Like most others in the settlement at that time, which was during the depression years, Jean had quickly learned to improvise. The settlement consisted of three other women and a dozen or so men. Later, the number of men employed at the kilns rose to about 22. In the earlier years, the nationalities were Yugoslav, Italian, English, Australian, Irish and Dutch. Later on, there were mostly Yugoslavs working there. While Jean could understand the Slav language, it was not until the 1970's that she learned to speak it herself. This was after her husband's nephew arrived from Yugoslavia and she helped him with his English correspondence lessons.

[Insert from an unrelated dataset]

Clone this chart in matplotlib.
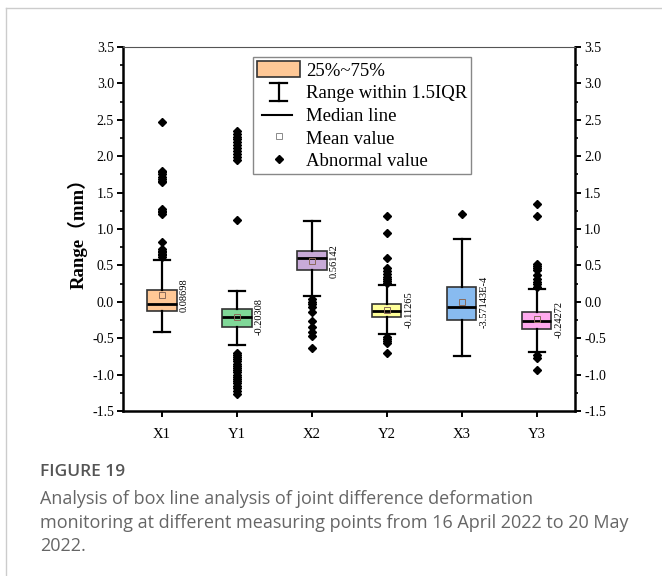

The morning after her arrival, Jean went outside to look at her surroundings. She saw ten or so buildings scattered around and towards the railway line, there were three lime kilns and some heaps of lime ash. The men were already at work near the kilns breaking up big chunks of limestone with heavy sledge-hammers. This method of breaking up the stone did not change over the years, as after a visit to the Lime Kilns in 1965, journalist Jim Magnus wrote:

"Strangers seeing a team of men with sledge-hammers pounding at great heaps of limestone, could be excused for thinking they had come on a relic of the convict days, with only the leg-irons missing."

The buildings in the settlement, like the one Jean had come to, had walls of filter cloth or hessian bags sewn together. Most were roofed with corrugated iron and a few with flattened kerosene tins. The dirt floors were covered with a type of cement made from a mixture of water and lime residues. Tanks of 44-gallon drums held each household's water supply.

There was no local supply of water for the whole settlement. Water was purchased in Kalgoorlie by the company and brought in by train. The tanks were off-loaded at the siding and taken by truck to the various homes where the water was siphoned out into drums or tanks. Each household paid for the water they used.